Why was a revision of the Non-Financial Reporting Directive (NFRD) necessary?
The Non-Financial Reporting Directive introduced important rules for listed companies with more than 500 employees to report on their sustainability policies and practices. However, the Commission believes that the current guidelines are not sufficient: reporting is often incomplete, there is a lack of comparability and information on risks is often insufficient. As a result, investors lack a reliable overview of sustainability-related risks to which companies are exposed. High-quality and reliable public reporting by companies will help create a culture of greater public accountability.
In the future, companies with fewer than 500 employees will also be required to report
The new regulation will bring more companies under the obligation to report on sustainability. The new proposal extends the scope to all large companies – regardless of whether they are listed on the stock exchange and without the previous threshold of 500 employees. This change means that in the future all large companies will have to account to the public for their social and environmental footprint. The Commission also proposes to extend the scope of reporting requirements to listed small and medium-sized enterprises, with the exception of listed micro-enterprises, but with simplified standards. To this end, the Commission proposes to develop a set of uniform standards for small and medium-sized enterprises to improve their transparency and reduce costs.
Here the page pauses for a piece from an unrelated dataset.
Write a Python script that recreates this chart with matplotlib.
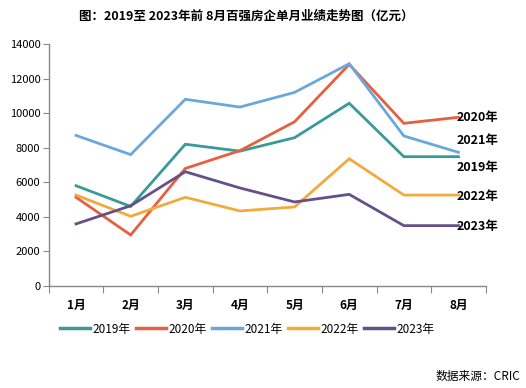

EU reporting standards in an international context
EU sustainability reporting standards should be consistent with the objectives and regulations of the European Green Deal and the existing legal framework. Moreover, they should cover not only the risks of companies, but also the impact of their actions on society and the environment. In this regard, the Commission supports the efforts of the G20, the Financial Stability Board and other international organizations to develop a baseline of sustainable reporting standards and build on the work of the Task Force on Climate Disclosures.
External audits to become mandatory
Under the proposal, all covered companies will be required to commission an external audit to verify the reliability of the sustainability information they report. Such an external audit is now already used by many companies to ensure the credibility of their reporting and reduce the likelihood of errors. So far, however, external assurance has been optional – if the draft is adopted in this form, external assurance would be mandatory.
What’s the next step?
The next step is for the European Parliament and the member states in the Council to negotiate a final legislative text based on the Commission’s proposal. At the same time, EFRAG will also start work on a draft standard on sustainability reporting and complete it by around mid-2022.
The Commission’s timetable will depend on how negotiations with the Parliament and Council proceed. If they reach an agreement in 2022, the Commission should be able to adopt the first of the reporting standards by the end of 2022.